Brady’s answer to that was a six-play, 65-yard drive that began with 20- and 11-yard completions to Edelman and fellow wide receiver Chris Hogan. Given a second chance on a third-and-10 – Charvarius Ward’s interception of a pass that glanced off Rob Gronkowski’s hands was negated by an offside call against edge rusher Dee Ford – Brady found the tight end matched up one-on-one with Chiefs safety Eric Berry deep down the left sideline for 25 yards, spotting the ball for running back Rex Burkhead to score off left tackle from the 4 with 39 seconds to go.
With the Patriots' defense unable to make that 31-28 lead stand up – Patrick Mahomes, the Chiefs’ 23-year-old phenom, quickly drove his team 48 yards for a 39-yard field goal by Harrison Butker with eight seconds remaining in the fourth quarter – more work was needed in overtime.
What unfolded after that was merely the latest addition to Brady’s Hall of Fame legacy, a drive that saw the 41-year-old convert not one, not two, but three third-and-10 situations with completions of 20 and 15 yards to Edelman, then another 15-yarder to Gronkowski before three straight runs by Burkhead covered the last 15 for the win.
It was old hat for the old-timer, the 19-year veteran engineering the 57th game-winning performance of his career to lead his team back from a fourth-quarter deficit or tie.
“We’re always comfortable when we know we have to drive down the field,” said Gronkowski. “Yes, we never won every game when it came down to those situations, but you’re always comfortable with Tom going down on the drives.

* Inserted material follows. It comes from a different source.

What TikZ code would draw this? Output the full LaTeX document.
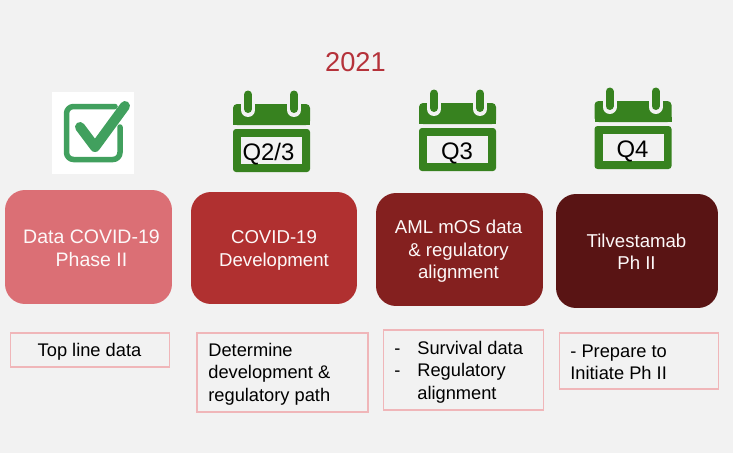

He’s always prepared, he’s always ready for these moments, and that’s why he’s the greatest quarterback just hands down.”
Now, his ninth appearance on football’s biggest stage and another young gun – 24-year-old Jared Goff – await, a Feb. 3 date with the Los Angeles Rams in Atlanta that will mark the biggest age difference (17 years) in starting quarterbacks in Super Bowl history.
The Patriots will gladly hang their hopes on their QB, an old hand with five rings.
“He knows how to find the open guys no matter who it is – running back, receiver, tight end, fullback – he always knows who to go to, who’s going to be open and he does a great job,” said Gronkowski. “(There’s) always (a) full level of confidence with him at quarterback.”